The pilot was created after waste audits by Facilities Management's Recycling and Waste Reduction Unit in Sanford, Biological Sciences Building, Fuqua School of Business and the School of Nursing showed 40 percent of items thrown away could have been recycled and 43 percent could have been composted. That means only 17 percent of what was thrown away was actually trash.

"We knew that a significant portion of the waste stream would be compostable material and recyclables, but didn't realize it would be such a large percentage of the waste," said Arwen Buchholz, Duke's recycling and waste reduction coordinator. "Based on research from other universities and municipalities we're confident that making the switch to single-stream recycling will help us better capture the 40 percent recycling that was put in the trash."
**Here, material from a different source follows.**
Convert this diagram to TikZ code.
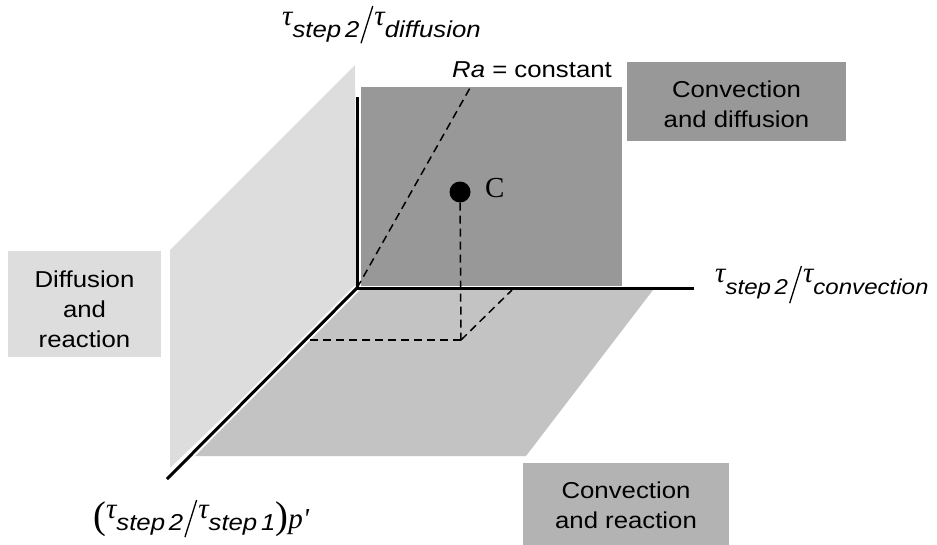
\documentclass[tikz,border=0pt]{standalone}
\usepackage{graphicx}
\usepackage{fontspec}
\setmainfont[FakeStretch=1.12]{Liberation Sans}
\newfontfamily\serif{Liberation Serif}
\usetikzlibrary{positioning}
\definecolor{PlaneLight} {RGB}{221,221,221}
\definecolor{PlaneFloor} {RGB}{195,195,195}
\definecolor{PlaneBack}  {RGB}{152,152,152}
\definecolor{BoxMid}     {RGB}{179,179,179}
\newcommand{\tausym}{{\serif\itshape\fontsize{29}{29}\selectfont τ}}
\newcommand{\tausub}[1]{\tausym\raisebox{-12pt}{\itshape #1}}
\newcommand{\tallslash}[1]{\kern1pt\raisebox{-#1pt}{\rotatebox{-17.5}{\rule{1.3pt}{39pt}}}\kern1pt}
\newcommand{\tallparen}[1]{\raisebox{-19pt}{\raisebox{\depth}{\resizebox*{!}{35pt}{\serif #1}}}}
\tikzset{
  %% regime boxes
  regbox/.style={rectangle,inner sep=0pt},
  regtxt/.style={inner sep=0pt,align=center,font=\fontsize{23}{30}\selectfont},
  %% axes with white halo
  axhalo/.style={white,line width=7pt},
  axline/.style={black,line width=3pt},
  %% projection lines
  projdash/.style={black,line width=1.5pt,dash pattern=on 8pt off 5pt},
  axlab/.style={inner sep=0pt,anchor=base west,font=\fontsize{23}{28}\selectfont},
}
\begin{document}
\begin{tikzpicture}[x=1pt,y=-1pt]
    \useasboundingbox (0,0) rectangle (937,544);

    %% points of the frame
    \coordinate (O)    at (357,288);
    \coordinate (Ztop) at (357,97);
    \coordinate (Xend) at (694,288);
    \coordinate (Yend) at (167,479);

    %% planes
    \fill[PlaneLight] (355,65) -- (170,250) -- (170,468) -- (O) -- cycle;
    \fill[PlaneFloor] (357,290) -- (653,290) -- (526,456) -- (191,456) -- cycle;
    \fill[PlaneBack]  (361,87) rectangle (622,286);

    %% axes
    \draw[axhalo] (Yend) -- (O);
    \draw[axline] (Ztop) -- (O) -- (Xend);
    \draw[axline] (O) -- (Yend);

    %% Ra = constant line
    \coordinate (RaTop) at (470,88);
    \draw[projdash] (O) -- (RaTop);

    %% point C and its projections
    \node[circle,fill=black,inner sep=0pt,minimum size=21pt] (C) at (460,192) {};
    \node[inner sep=0pt,anchor=base west,font=\serif\fontsize{29}{30}\selectfont]
      (Clab) at (485,197) {C};
    \coordinate (Cfoot) at (461,340);
    \coordinate (Cleft) at (305,340);
    \coordinate (Cback) at (512,290);
    \draw[projdash] (C) -- (Cfoot);
    \draw[projdash] (Cfoot) -- (Cleft);
    \draw[projdash] (Cfoot) -- (Cback);

    %% regime boxes
    \node[regbox,fill=PlaneBack,minimum width=219pt,minimum height=79pt]
      (CD) at (736.5,101.5) {};
    \node[regtxt,yshift=-3pt] (CDtxt) at (CD) {Convection\\and diffusion};
    \node[regbox,fill=PlaneLight,minimum width=153pt,minimum height=106pt]
      (DR) at (84.5,304) {};
    \node[regtxt,yshift=-5pt] (DRtxt) at (DR) {Diffusion\\and\\reaction};
    \node[regbox,fill=BoxMid,minimum width=206pt,minimum height=82pt]
      (CR) at (626,503.5) {};
    \node[regtxt,yshift=-1.5pt] (CRtxt) at (CR) {Convection\\and reaction};

    %% axis labels
    \node[axlab] (Zlab) at (282,25)
      {\tausub{step\,2}\tallslash{18}\tausub{diffusion}};
    \node[axlab,font=\fontsize{21.5}{26}\selectfont] (Xlab) at (715,282)
      {\tausub{step\,2}\tallslash{21}\tausub{convection}};
    \node[axlab] (Ylab) at (93,518)
      {\tallparen{(}\tausub{step\,2}\tallslash{19}\tausub{step\,1}\tallparen{)}\raisebox{-10pt}{\serif\itshape\fontsize{29}{29}\selectfont p\/\textquotesingle}};
    \node[axlab] (Ralab) at (452,77) {\textit{Ra} = constant};
\end{tikzpicture}
\end{document}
The findings were presented to students, faculty and staff who are members of Duke's Campus Sustainability Committee, which supported the implementation of the project.

The recycling and waste program may roll out to other buildings in the future and continue to spread, Buchholz said. The pilot complements Duke's normal recycling efforts, which services about 1,600 bins across campus.

"Typically speaking, businesses that use mixed recycling see a 20 to 45 percent increase in collections when switching to a mixed recycling collection," she said. "By collecting post-consumer compost and mixed recycling, we want to get as much out of our waste stream as possible."

As part of the pilot project, compost bins have been placed in break rooms or bathrooms to collect materials like coffee grinds and paper towels and cups.

Karen Kemp, assistant dean for communications and marketing at Sanford and a co-leader of the school's "Green Team," said the pilot helps sustainability efforts because she's encountered confusion about what can and can't be recycled. She said some employees practice a different recycling process at home, where items can be comingled.

"Pursuing sustainability is connected to Duke's academic mission and it's important for us to walk the walk," Kemp said. "The waste we generate is our responsibility, so making us responsible for recycling or composting our own trash may make us think twice about what we're doing."